Moreover, in view of the currently difficult state of relations with the USSR, it would no doubt compound our problems were we now to walk away from these negotiations. They may indeed serve as a corrective to the spiraling series of disagreements, misunderstandings and, at least on the Soviet side, increasingly bitter polemics.

At the same time, it is important at present that we not seem overly anxious to produce forward movement since we think we must also convey to the Soviets our determination to stay the course with them even when the going is rough.

Consequently, we believe that Dr. Low should conduct his talks in a matter-of-fact, wholly substantive manner. He should give the Soviets no reason to believe we have lost interest and, should the Soviets wish to make this endeavor a victim of current difficulties, he should make sure the record shows that such was not our doing.

Also, Dr. Low should be cautioned to confine any public comment in Moscow or about his talks to the subject matter at hand and not to give them political or psychological weight beyond whatever specific progress may be achieved.

  1. Source: National Archives, Nixon Presidential Materials, NSC Files, Box 249, Agency Files, NASA Vol. II. Confidential. Sent for information.
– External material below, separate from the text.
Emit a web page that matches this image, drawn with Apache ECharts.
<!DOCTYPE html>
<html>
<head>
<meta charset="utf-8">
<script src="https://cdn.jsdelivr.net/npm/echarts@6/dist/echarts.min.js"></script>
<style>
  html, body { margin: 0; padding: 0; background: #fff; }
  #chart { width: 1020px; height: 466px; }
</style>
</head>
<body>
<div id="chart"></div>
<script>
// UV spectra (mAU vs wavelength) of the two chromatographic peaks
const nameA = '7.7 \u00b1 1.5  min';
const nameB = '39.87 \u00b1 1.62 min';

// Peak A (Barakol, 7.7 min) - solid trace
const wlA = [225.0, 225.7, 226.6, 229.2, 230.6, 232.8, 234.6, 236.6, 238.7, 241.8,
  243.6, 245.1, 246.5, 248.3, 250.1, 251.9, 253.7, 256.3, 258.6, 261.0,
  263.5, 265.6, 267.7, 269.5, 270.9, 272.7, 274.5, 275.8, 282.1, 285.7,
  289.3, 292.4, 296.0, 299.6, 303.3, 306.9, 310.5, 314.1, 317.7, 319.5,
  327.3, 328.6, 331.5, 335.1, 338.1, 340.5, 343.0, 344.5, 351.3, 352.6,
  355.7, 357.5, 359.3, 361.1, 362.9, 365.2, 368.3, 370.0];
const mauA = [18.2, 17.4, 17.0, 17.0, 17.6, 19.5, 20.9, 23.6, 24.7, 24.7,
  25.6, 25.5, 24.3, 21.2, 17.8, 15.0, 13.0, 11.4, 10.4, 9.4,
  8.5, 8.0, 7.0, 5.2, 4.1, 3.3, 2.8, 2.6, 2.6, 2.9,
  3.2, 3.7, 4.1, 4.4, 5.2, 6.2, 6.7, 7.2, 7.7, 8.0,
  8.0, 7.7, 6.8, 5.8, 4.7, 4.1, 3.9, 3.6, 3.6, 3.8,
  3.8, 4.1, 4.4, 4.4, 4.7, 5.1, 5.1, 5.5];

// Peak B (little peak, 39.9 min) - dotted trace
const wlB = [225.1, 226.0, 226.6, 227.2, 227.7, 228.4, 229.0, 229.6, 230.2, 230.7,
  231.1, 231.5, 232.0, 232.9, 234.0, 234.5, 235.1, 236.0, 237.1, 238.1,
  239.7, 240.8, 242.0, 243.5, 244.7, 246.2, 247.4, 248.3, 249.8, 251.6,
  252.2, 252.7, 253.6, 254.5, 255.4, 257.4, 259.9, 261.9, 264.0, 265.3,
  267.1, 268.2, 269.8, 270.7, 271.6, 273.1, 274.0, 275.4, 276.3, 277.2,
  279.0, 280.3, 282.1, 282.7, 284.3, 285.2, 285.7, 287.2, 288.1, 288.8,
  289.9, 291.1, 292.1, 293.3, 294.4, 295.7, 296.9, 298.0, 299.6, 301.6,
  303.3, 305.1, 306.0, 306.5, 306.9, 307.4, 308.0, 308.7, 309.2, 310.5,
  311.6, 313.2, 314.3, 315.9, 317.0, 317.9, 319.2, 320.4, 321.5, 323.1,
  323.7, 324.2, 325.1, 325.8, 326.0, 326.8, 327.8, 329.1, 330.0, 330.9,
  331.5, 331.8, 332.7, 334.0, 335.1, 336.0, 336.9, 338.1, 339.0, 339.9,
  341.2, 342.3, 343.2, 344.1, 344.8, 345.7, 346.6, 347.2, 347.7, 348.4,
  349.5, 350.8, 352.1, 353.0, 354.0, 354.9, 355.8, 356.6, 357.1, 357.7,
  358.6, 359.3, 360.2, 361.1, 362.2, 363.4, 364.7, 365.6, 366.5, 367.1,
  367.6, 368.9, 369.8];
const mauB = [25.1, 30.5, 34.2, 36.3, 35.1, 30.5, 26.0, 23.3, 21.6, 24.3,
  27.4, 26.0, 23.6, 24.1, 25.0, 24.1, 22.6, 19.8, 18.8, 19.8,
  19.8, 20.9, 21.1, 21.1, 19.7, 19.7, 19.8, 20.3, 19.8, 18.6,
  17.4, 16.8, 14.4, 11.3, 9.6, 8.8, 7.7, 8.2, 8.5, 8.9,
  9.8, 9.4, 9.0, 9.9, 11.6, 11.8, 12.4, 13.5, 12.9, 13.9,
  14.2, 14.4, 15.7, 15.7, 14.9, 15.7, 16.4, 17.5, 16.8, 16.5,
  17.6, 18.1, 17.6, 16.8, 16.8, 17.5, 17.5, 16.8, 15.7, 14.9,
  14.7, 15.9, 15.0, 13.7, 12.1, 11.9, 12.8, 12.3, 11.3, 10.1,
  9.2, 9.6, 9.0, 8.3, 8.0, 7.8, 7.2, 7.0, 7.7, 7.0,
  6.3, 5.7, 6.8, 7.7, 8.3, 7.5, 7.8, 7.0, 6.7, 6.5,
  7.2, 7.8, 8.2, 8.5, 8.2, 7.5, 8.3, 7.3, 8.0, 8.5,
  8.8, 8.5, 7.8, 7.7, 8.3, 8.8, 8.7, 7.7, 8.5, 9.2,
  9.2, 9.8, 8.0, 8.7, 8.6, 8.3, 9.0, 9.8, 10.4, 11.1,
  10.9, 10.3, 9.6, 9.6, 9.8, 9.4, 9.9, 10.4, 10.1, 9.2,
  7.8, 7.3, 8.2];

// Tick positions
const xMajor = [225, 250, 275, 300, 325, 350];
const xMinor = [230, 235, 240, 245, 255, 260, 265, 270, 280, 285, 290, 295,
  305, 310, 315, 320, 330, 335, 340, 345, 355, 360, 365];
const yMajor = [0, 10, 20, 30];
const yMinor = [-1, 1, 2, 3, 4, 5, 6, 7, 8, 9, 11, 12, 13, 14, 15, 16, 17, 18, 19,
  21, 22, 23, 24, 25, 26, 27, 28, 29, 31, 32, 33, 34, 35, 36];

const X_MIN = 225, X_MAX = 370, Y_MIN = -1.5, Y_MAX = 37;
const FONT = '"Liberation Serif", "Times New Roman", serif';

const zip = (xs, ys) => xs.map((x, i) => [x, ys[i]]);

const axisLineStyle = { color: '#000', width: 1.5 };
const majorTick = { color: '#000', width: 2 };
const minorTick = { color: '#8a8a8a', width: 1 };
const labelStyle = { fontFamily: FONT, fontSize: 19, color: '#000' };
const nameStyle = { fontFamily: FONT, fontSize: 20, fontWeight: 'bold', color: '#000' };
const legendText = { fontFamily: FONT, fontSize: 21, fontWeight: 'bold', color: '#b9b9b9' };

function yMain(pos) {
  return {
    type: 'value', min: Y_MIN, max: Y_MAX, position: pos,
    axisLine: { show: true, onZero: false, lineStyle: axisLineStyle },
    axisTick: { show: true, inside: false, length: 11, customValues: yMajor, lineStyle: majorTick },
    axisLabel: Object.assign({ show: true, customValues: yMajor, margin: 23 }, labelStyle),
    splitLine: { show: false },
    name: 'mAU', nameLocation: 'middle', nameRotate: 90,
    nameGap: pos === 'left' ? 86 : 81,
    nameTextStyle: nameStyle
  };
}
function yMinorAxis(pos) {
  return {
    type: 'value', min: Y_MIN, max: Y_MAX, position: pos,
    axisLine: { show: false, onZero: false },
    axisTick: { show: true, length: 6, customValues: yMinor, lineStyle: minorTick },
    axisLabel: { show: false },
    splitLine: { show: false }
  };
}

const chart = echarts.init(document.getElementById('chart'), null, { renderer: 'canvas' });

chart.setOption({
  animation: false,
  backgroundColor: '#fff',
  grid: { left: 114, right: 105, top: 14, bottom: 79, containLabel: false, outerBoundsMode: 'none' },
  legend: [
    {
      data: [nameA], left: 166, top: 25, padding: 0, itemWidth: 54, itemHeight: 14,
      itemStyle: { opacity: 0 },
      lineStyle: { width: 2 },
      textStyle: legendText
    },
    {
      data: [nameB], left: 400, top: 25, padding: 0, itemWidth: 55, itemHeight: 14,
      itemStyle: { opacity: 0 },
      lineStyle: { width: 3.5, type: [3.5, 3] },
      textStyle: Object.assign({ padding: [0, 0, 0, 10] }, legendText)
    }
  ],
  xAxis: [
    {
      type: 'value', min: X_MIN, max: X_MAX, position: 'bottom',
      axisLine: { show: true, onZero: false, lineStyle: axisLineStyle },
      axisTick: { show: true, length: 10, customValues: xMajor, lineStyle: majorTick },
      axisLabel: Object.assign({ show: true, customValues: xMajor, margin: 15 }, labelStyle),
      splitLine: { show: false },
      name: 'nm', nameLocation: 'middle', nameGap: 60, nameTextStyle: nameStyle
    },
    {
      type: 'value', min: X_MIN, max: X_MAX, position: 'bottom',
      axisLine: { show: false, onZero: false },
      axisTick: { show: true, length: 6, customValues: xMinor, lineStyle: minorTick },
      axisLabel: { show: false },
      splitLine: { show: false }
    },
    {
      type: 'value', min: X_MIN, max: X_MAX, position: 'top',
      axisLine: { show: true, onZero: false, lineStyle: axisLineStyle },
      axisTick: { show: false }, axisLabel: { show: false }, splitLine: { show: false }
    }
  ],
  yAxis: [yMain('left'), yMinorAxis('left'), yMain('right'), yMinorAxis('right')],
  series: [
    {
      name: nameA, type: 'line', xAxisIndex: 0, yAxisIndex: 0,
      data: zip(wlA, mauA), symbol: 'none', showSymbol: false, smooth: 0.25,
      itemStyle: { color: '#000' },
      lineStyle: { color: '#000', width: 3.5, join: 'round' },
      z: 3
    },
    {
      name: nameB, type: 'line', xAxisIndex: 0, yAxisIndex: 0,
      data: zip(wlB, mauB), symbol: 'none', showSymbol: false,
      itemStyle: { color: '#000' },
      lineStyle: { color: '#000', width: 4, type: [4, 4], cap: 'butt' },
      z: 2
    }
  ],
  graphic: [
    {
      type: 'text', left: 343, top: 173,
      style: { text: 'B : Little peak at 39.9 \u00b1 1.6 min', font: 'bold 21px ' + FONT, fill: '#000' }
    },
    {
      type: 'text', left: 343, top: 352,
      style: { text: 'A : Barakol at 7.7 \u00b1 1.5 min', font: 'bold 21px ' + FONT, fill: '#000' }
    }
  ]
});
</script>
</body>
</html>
Kissinger met with Low from 3:20 to 4:05 p.m. on January 12. (Library of Congress, Manuscript Division, Kissinger Papers, Box 438, Miscellany, 1968-1976, Record of Schedule) No other record of that conversation has been found. Tab A is Document 237. An account of the NASA mission to Moscow, October 26-28, 1970, is printed in, Logsdon (ed.), Exploring the Universe, Vol. II, External Relations, Document I-45.
  2. Guhin and Sonnenfeldt provided briefing materials for Kissinger in advance of a meeting with acting NASA Administrator Low, who had planned a trip to the Soviet Union.